Do this
Please transcribe the data below exactly. Leave the pictures out.

## Start Recorded data

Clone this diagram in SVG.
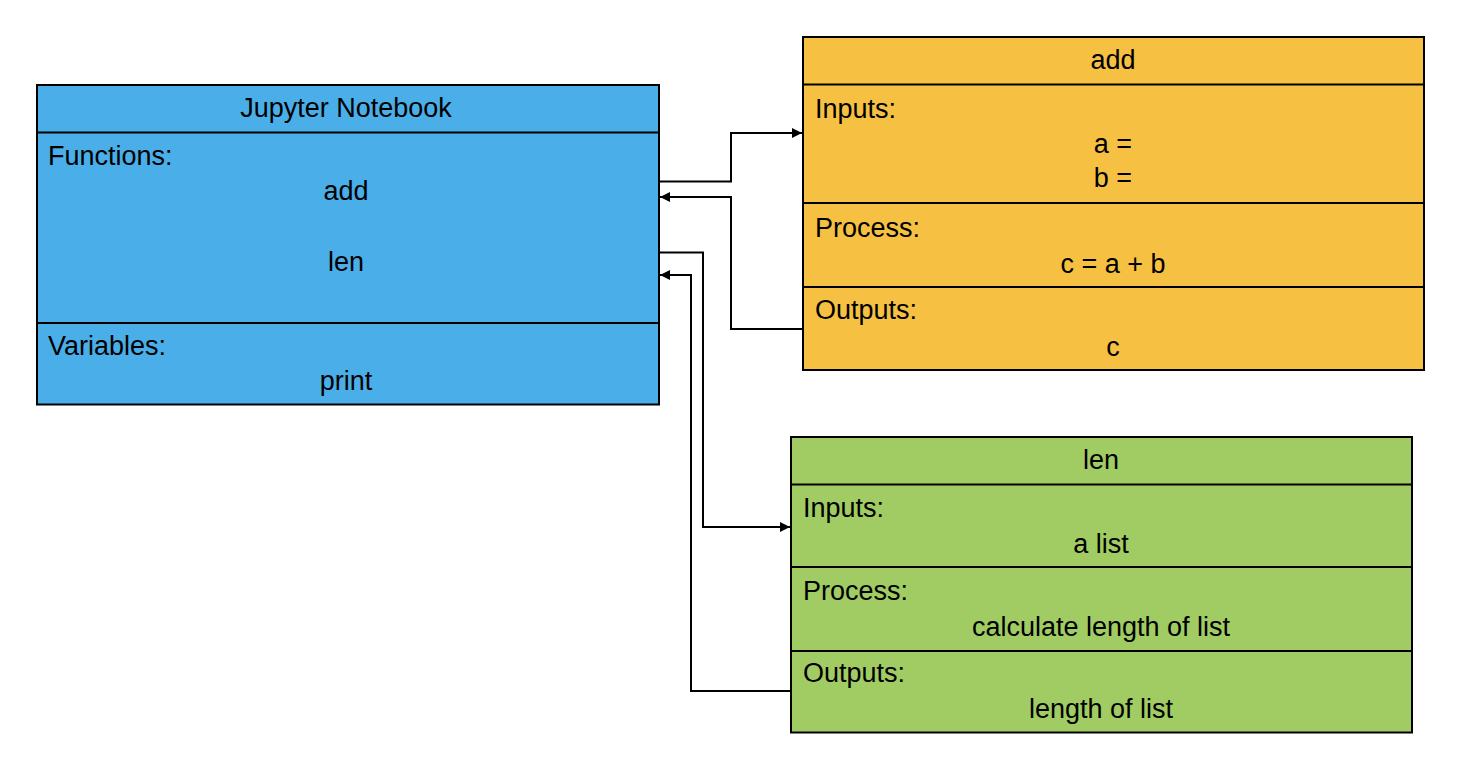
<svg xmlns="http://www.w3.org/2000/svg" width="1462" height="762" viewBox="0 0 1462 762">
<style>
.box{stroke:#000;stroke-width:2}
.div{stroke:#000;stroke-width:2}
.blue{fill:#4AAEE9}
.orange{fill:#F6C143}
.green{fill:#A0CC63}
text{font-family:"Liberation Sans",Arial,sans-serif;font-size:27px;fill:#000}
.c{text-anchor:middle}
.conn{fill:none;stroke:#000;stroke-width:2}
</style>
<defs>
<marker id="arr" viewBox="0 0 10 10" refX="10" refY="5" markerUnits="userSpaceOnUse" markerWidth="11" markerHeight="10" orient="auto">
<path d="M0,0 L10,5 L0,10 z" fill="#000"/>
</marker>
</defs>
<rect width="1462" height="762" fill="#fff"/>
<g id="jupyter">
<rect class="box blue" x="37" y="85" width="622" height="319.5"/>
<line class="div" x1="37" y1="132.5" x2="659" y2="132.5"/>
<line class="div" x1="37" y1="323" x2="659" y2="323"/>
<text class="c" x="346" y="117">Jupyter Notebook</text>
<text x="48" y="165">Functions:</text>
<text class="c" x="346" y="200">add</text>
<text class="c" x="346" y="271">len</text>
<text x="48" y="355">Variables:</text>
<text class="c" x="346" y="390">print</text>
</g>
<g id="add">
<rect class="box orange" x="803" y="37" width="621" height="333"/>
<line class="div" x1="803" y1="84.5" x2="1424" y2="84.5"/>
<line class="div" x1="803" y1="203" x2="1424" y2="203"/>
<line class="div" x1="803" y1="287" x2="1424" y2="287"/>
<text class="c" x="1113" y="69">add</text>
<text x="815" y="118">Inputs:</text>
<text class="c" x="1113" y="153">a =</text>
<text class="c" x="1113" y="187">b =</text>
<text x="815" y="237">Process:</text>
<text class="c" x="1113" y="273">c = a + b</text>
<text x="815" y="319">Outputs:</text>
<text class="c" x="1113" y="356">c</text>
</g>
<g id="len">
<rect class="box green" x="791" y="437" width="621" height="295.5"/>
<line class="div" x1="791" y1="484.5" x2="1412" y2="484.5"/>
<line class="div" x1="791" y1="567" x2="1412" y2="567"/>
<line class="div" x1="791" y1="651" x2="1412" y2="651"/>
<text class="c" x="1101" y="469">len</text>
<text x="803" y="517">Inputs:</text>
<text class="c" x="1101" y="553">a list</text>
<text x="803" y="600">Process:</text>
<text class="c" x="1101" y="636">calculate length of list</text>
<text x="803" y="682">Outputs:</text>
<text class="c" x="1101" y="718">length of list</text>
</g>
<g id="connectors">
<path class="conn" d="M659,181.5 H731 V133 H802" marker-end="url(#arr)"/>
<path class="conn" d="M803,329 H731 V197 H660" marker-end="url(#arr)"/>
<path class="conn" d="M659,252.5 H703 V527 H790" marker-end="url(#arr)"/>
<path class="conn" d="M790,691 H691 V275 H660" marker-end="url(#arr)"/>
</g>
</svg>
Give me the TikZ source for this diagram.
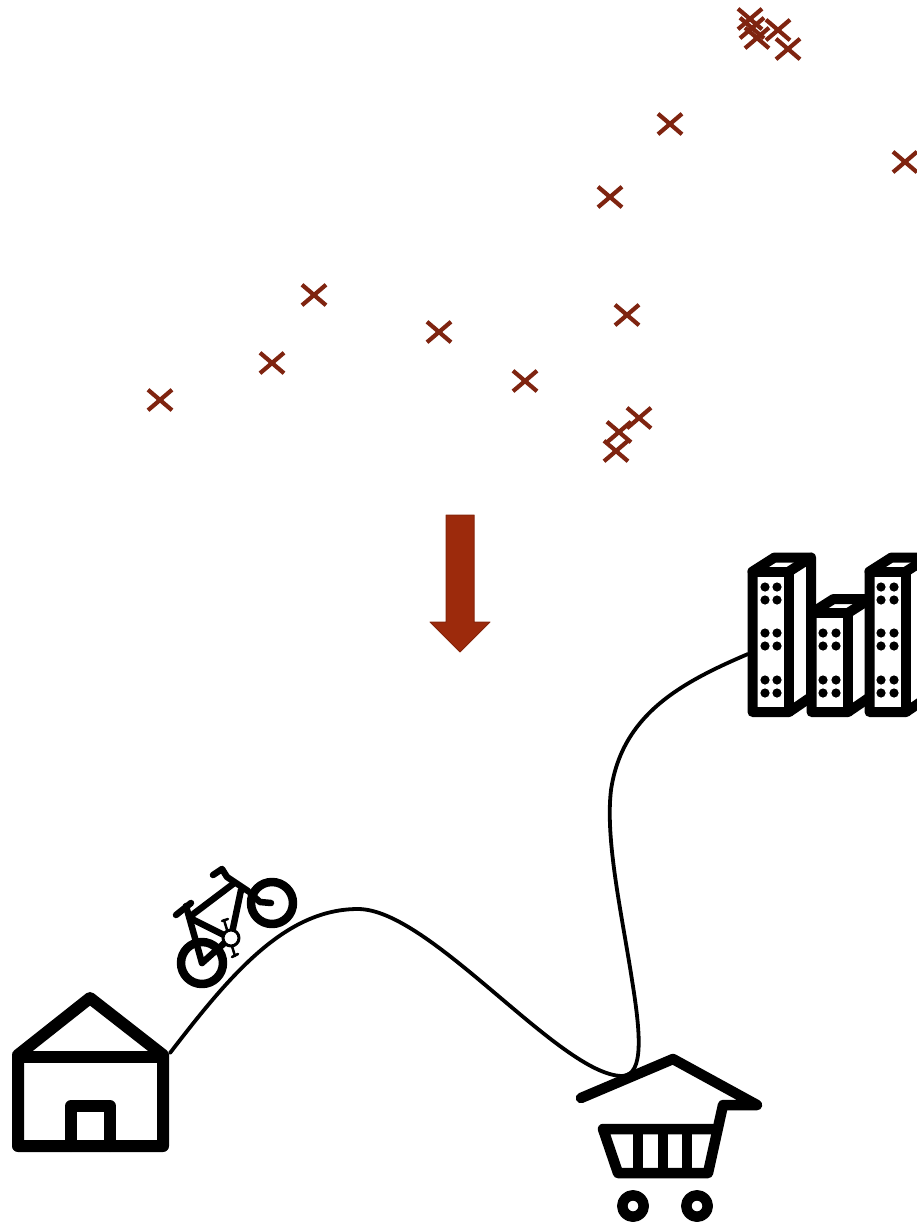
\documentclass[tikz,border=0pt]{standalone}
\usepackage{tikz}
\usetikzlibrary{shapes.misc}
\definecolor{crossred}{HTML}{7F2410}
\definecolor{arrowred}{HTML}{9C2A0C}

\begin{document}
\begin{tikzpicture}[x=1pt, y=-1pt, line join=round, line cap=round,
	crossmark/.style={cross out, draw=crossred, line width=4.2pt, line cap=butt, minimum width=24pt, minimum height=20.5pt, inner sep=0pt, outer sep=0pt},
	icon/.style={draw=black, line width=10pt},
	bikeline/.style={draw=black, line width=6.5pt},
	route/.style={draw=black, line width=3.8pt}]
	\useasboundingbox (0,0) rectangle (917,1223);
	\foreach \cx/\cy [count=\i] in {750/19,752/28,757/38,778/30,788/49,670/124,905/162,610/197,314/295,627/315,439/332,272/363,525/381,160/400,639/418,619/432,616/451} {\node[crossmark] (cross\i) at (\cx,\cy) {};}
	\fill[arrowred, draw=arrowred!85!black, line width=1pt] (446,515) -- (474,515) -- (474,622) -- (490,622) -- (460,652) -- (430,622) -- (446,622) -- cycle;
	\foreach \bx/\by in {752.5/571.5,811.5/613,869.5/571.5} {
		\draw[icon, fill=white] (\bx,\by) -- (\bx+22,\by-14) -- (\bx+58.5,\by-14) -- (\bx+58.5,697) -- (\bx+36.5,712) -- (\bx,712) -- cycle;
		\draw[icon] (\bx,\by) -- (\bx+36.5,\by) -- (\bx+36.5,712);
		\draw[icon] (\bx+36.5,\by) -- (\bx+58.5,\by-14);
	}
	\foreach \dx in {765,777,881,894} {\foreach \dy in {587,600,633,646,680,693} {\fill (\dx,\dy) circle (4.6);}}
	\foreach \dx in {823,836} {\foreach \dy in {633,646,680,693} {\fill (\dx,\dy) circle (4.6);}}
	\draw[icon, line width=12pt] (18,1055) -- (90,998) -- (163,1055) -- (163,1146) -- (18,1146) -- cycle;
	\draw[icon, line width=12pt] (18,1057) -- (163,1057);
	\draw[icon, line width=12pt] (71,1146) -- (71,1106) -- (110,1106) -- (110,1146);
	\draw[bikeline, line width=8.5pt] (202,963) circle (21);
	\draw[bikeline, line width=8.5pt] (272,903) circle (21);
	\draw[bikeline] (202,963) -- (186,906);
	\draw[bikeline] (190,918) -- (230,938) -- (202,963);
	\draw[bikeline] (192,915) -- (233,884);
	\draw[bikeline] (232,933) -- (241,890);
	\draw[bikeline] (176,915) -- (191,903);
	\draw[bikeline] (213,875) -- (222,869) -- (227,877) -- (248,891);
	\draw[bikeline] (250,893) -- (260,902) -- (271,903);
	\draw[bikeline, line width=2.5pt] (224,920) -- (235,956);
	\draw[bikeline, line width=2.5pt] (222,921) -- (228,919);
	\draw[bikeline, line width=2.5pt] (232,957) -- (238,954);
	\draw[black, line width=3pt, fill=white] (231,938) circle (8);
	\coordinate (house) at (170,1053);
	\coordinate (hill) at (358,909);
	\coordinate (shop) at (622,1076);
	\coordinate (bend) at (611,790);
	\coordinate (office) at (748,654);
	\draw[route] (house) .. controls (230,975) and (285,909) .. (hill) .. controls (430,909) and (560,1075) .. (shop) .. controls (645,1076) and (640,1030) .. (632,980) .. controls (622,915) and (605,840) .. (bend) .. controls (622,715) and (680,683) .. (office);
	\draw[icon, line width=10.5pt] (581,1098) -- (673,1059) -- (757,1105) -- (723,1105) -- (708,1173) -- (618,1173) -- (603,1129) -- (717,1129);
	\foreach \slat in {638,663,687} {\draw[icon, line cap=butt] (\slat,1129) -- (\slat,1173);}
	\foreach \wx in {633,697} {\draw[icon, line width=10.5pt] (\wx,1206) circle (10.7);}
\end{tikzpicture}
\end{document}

## End Recorded data

Result of this exercise
Clone this diagram in SVG.
<svg xmlns="http://www.w3.org/2000/svg" width="1462" height="762" viewBox="0 0 1462 762">
<style>
.box{stroke:#000;stroke-width:2}
.div{stroke:#000;stroke-width:2}
.blue{fill:#4AAEE9}
.orange{fill:#F6C143}
.green{fill:#A0CC63}
text{font-family:"Liberation Sans",Arial,sans-serif;font-size:27px;fill:#000}
.c{text-anchor:middle}
.conn{fill:none;stroke:#000;stroke-width:2}
</style>
<defs>
<marker id="arr" viewBox="0 0 10 10" refX="10" refY="5" markerUnits="userSpaceOnUse" markerWidth="11" markerHeight="10" orient="auto">
<path d="M0,0 L10,5 L0,10 z" fill="#000"/>
</marker>
</defs>
<rect width="1462" height="762" fill="#fff"/>
<g id="jupyter">
<rect class="box blue" x="37" y="85" width="622" height="319.5"/>
<line class="div" x1="37" y1="132.5" x2="659" y2="132.5"/>
<line class="div" x1="37" y1="323" x2="659" y2="323"/>
<text class="c" x="346" y="117">Jupyter Notebook</text>
<text x="48" y="165">Functions:</text>
<text class="c" x="346" y="200">add</text>
<text class="c" x="346" y="271">len</text>
<text x="48" y="355">Variables:</text>
<text class="c" x="346" y="390">print</text>
</g>
<g id="add">
<rect class="box orange" x="803" y="37" width="621" height="333"/>
<line class="div" x1="803" y1="84.5" x2="1424" y2="84.5"/>
<line class="div" x1="803" y1="203" x2="1424" y2="203"/>
<line class="div" x1="803" y1="287" x2="1424" y2="287"/>
<text class="c" x="1113" y="69">add</text>
<text x="815" y="118">Inputs:</text>
<text class="c" x="1113" y="153">a =</text>
<text class="c" x="1113" y="187">b =</text>
<text x="815" y="237">Process:</text>
<text class="c" x="1113" y="273">c = a + b</text>
<text x="815" y="319">Outputs:</text>
<text class="c" x="1113" y="356">c</text>
</g>
<g id="len">
<rect class="box green" x="791" y="437" width="621" height="295.5"/>
<line class="div" x1="791" y1="484.5" x2="1412" y2="484.5"/>
<line class="div" x1="791" y1="567" x2="1412" y2="567"/>
<line class="div" x1="791" y1="651" x2="1412" y2="651"/>
<text class="c" x="1101" y="469">len</text>
<text x="803" y="517">Inputs:</text>
<text class="c" x="1101" y="553">a list</text>
<text x="803" y="600">Process:</text>
<text class="c" x="1101" y="636">calculate length of list</text>
<text x="803" y="682">Outputs:</text>
<text class="c" x="1101" y="718">length of list</text>
</g>
<g id="connectors">
<path class="conn" d="M659,181.5 H731 V133 H802" marker-end="url(#arr)"/>
<path class="conn" d="M803,329 H731 V197 H660" marker-end="url(#arr)"/>
<path class="conn" d="M659,252.5 H703 V527 H790" marker-end="url(#arr)"/>
<path class="conn" d="M790,691 H691 V275 H660" marker-end="url(#arr)"/>
</g>
</svg>
Give me the TikZ source for this diagram.
\documentclass[tikz,border=0pt]{standalone}
\usepackage{tikz}
\usetikzlibrary{shapes.misc}
\definecolor{crossred}{HTML}{7F2410}
\definecolor{arrowred}{HTML}{9C2A0C}

\begin{document}
\begin{tikzpicture}[x=1pt, y=-1pt, line join=round, line cap=round,
	crossmark/.style={cross out, draw=crossred, line width=4.2pt, line cap=butt, minimum width=24pt, minimum height=20.5pt, inner sep=0pt, outer sep=0pt},
	icon/.style={draw=black, line width=10pt},
	bikeline/.style={draw=black, line width=6.5pt},
	route/.style={draw=black, line width=3.8pt}]
	\useasboundingbox (0,0) rectangle (917,1223);
	\foreach \cx/\cy [count=\i] in {750/19,752/28,757/38,778/30,788/49,670/124,905/162,610/197,314/295,627/315,439/332,272/363,525/381,160/400,639/418,619/432,616/451} {\node[crossmark] (cross\i) at (\cx,\cy) {};}
	\fill[arrowred, draw=arrowred!85!black, line width=1pt] (446,515) -- (474,515) -- (474,622) -- (490,622) -- (460,652) -- (430,622) -- (446,622) -- cycle;
	\foreach \bx/\by in {752.5/571.5,811.5/613,869.5/571.5} {
		\draw[icon, fill=white] (\bx,\by) -- (\bx+22,\by-14) -- (\bx+58.5,\by-14) -- (\bx+58.5,697) -- (\bx+36.5,712) -- (\bx,712) -- cycle;
		\draw[icon] (\bx,\by) -- (\bx+36.5,\by) -- (\bx+36.5,712);
		\draw[icon] (\bx+36.5,\by) -- (\bx+58.5,\by-14);
	}
	\foreach \dx in {765,777,881,894} {\foreach \dy in {587,600,633,646,680,693} {\fill (\dx,\dy) circle (4.6);}}
	\foreach \dx in {823,836} {\foreach \dy in {633,646,680,693} {\fill (\dx,\dy) circle (4.6);}}
	\draw[icon, line width=12pt] (18,1055) -- (90,998) -- (163,1055) -- (163,1146) -- (18,1146) -- cycle;
	\draw[icon, line width=12pt] (18,1057) -- (163,1057);
	\draw[icon, line width=12pt] (71,1146) -- (71,1106) -- (110,1106) -- (110,1146);
	\draw[bikeline, line width=8.5pt] (202,963) circle (21);
	\draw[bikeline, line width=8.5pt] (272,903) circle (21);
	\draw[bikeline] (202,963) -- (186,906);
	\draw[bikeline] (190,918) -- (230,938) -- (202,963);
	\draw[bikeline] (192,915) -- (233,884);
	\draw[bikeline] (232,933) -- (241,890);
	\draw[bikeline] (176,915) -- (191,903);
	\draw[bikeline] (213,875) -- (222,869) -- (227,877) -- (248,891);
	\draw[bikeline] (250,893) -- (260,902) -- (271,903);
	\draw[bikeline, line width=2.5pt] (224,920) -- (235,956);
	\draw[bikeline, line width=2.5pt] (222,921) -- (228,919);
	\draw[bikeline, line width=2.5pt] (232,957) -- (238,954);
	\draw[black, line width=3pt, fill=white] (231,938) circle (8);
	\coordinate (house) at (170,1053);
	\coordinate (hill) at (358,909);
	\coordinate (shop) at (622,1076);
	\coordinate (bend) at (611,790);
	\coordinate (office) at (748,654);
	\draw[route] (house) .. controls (230,975) and (285,909) .. (hill) .. controls (430,909) and (560,1075) .. (shop) .. controls (645,1076) and (640,1030) .. (632,980) .. controls (622,915) and (605,840) .. (bend) .. controls (622,715) and (680,683) .. (office);
	\draw[icon, line width=10.5pt] (581,1098) -- (673,1059) -- (757,1105) -- (723,1105) -- (708,1173) -- (618,1173) -- (603,1129) -- (717,1129);
	\foreach \slat in {638,663,687} {\draw[icon, line cap=butt] (\slat,1129) -- (\slat,1173);}
	\foreach \wx in {633,697} {\draw[icon, line width=10.5pt] (\wx,1206) circle (10.7);}
\end{tikzpicture}
\end{document}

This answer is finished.